One of the more forward-looking developments in Europe is the emergence of Qivalis — a consortium of banks and financial institutions developing a euro-denominated stablecoin. Qivalis is structurally interesting because its bank membership means reserve requirements can be met internally, sidestepping one of MiCA's central friction points. It also carries geopolitical symbolism: a credible euro stablecoin would directly serve the EU's strategic autonomy agenda, reducing dependence on dollar-denominated infrastructure for cross-border payments.

Regulators are also grappling with the legal treatment of multi-issuance stablecoins — tokens like Circle Internet's USDC (ticker: CRCL), which can be minted by multiple distinct legal entities across different jurisdictions, yet appear to users as a single, fungible asset. MiCA was originally intended to support such models, but the operational and liability questions they raise have grown more complex as adoption has scaled.

On the institutional side, ESMA — the European Securities and Markets Authority — is expected to emerge as the centralized supervisory body for the revised crypto framework, consolidating oversight that currently sits across national competent authorities.

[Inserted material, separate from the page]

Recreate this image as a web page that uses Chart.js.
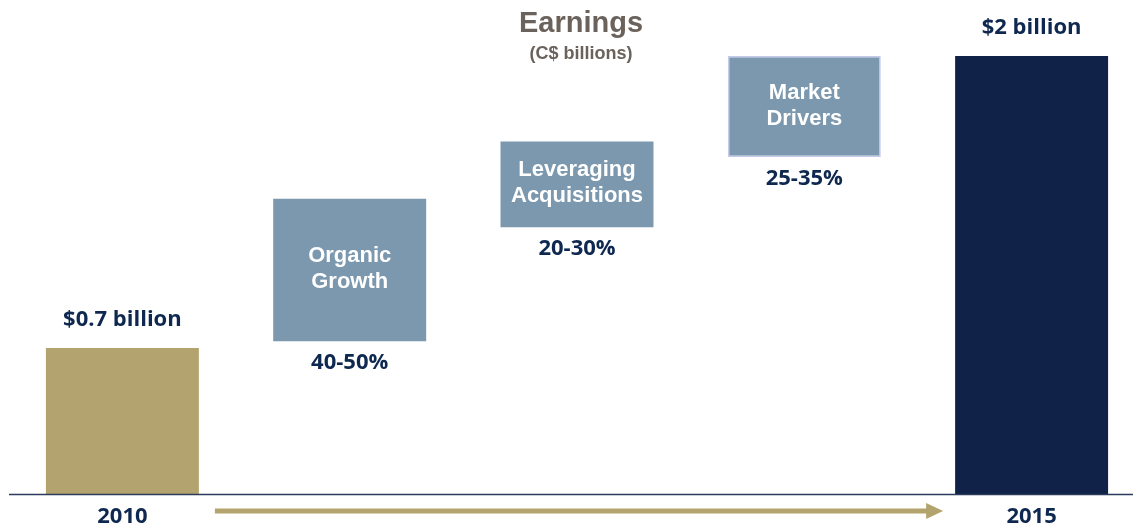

For investors, the key takeaway is this: MiCA 2.0 is not a cosmetic update. It represents Europe's attempt to compete with U.S. regulatory architecture on stablecoins, rebalance its reserve requirements to support a viable euro stablecoin market, and address institutional-grade use cases that the original framework simply did not anticipate. The outcome will determine whether Europe becomes a meaningful venue for stablecoin issuance and tokenized finance — or cedes that ground to dollar-denominated ecosystems by default. The September consultation deadline makes the second half of 2026 a critical window to watch.